Green Lantern Omnibus Volume 1

As I mentioned in my latest Jiminy Christmas rant I picked up The Green Lantern Omnibus Volume 1 at a discount bookseller in Toronto for $38.  It collects material previously collected in DC Archives Green Lantern volumes 1-3 if you can find them.  I do have these volumes on my shelf at home but couldn’t pass this up for two reasons: it was a great price and I wanted to see how DC was handling the oversized format.  Here’s the publisher’s blurb:

Green Lantern Omnibus Vol 1

Collecting SHOWCASE #22-24 and GREEN LANTERN #1-21 in a massive new hardcover! These are the tales that introduced Hal Jordan and feature his induction into the Green Lantern Corps. Also included are the intros of the Guardians of the Universe, Star Sapphire, Sinestro and more!

Wow, that was underwhelming.  This book collects the first four years of the silver age Green Lantern stories from 1959-1963.  As this is a collection of collections, the three DC Archives, there is absolutely nothing new.  The introduction is from Gil Kane and was in the first DC Archive, same for the biographies at the back.

What is new is the size: 7.5×11″ versus 6.75×10.5″ of the original books and the DC Archives.  That doesn’t sound like a big jump but it feels significant in your hand when reading.  More importantly, the pages are a brilliant white as opposed to that odd yellow or vanilla colour of the Archives.  The Omnibus pages have a nice gloss but are thinner and have a lighter and almost fragile feel to them.  The binding is sewn and glued: looks and feels particularly durable.

GL Omnibus Interior

Unfortunately, the original material and thus all reprints suffer from the massive white margins: 1.25″ on the bottom and 0.75″ on the top, giving us 9″ of actual content per page.  Of course, this carries across most of DC silver age books: that’s just the way it was.

If you’re new to the material then this is a great introduction to the character.  Over the course of the book, we learn how Hal Jordan becomes Green Lantern and who the characters of his circle are, both human and alien.  These early books were written to be self-standing and still provide a small continuity and character development: new readers could jump in but existing readers were fed just a little to keep the character moving.
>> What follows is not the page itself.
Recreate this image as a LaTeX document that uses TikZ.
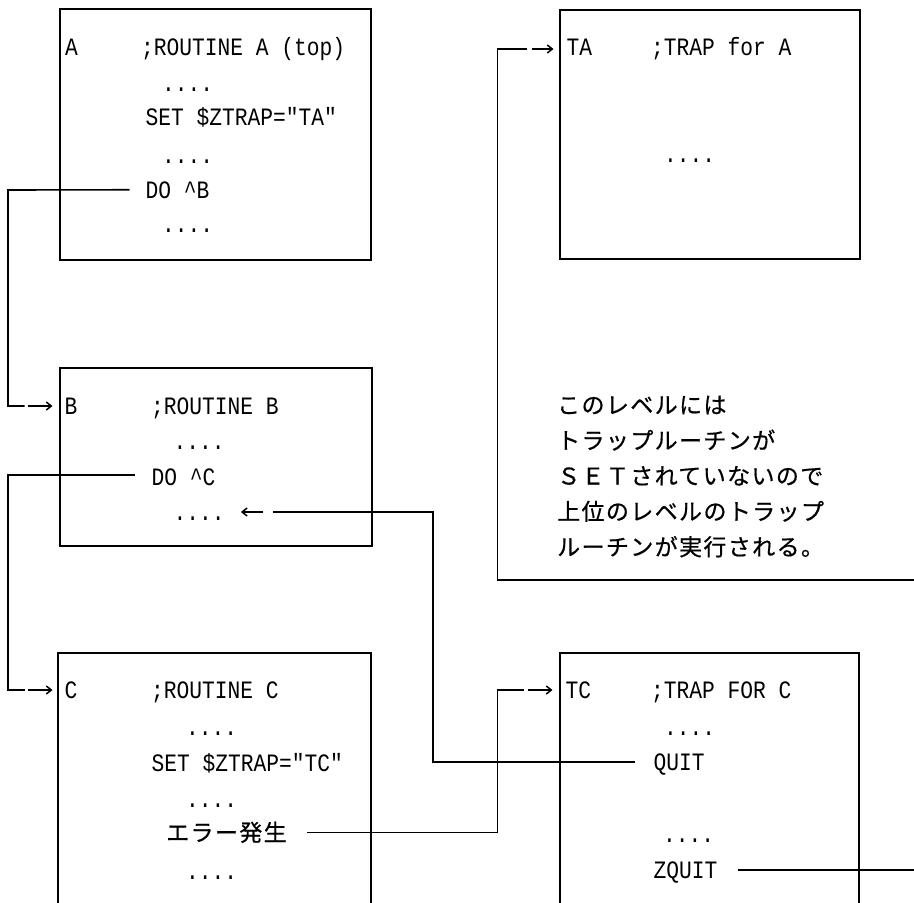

Gil Kane describes the stories best in his foreword.  There was still a lingering cloud of repression that was yet to be dissipated.  Characters could run, fly, jump and ride horses but they could not hurt each other badly.  Plots were generally puzzles with an unexpected resolution that left the artist with about one or two panels of concluding action in which to punch the villain out.

The cover art is the Gil Kane I knew from the late 1970s and early 80s: the art of the book is from a much younger Kane and fit in more with the DC style of the era.  It’s solid and dated all at the same time.

if you already have the material in another format I can’t recommend picking this Omnibus up.  For those who haven’t read them, it’s a solid value in a larger and brighter package.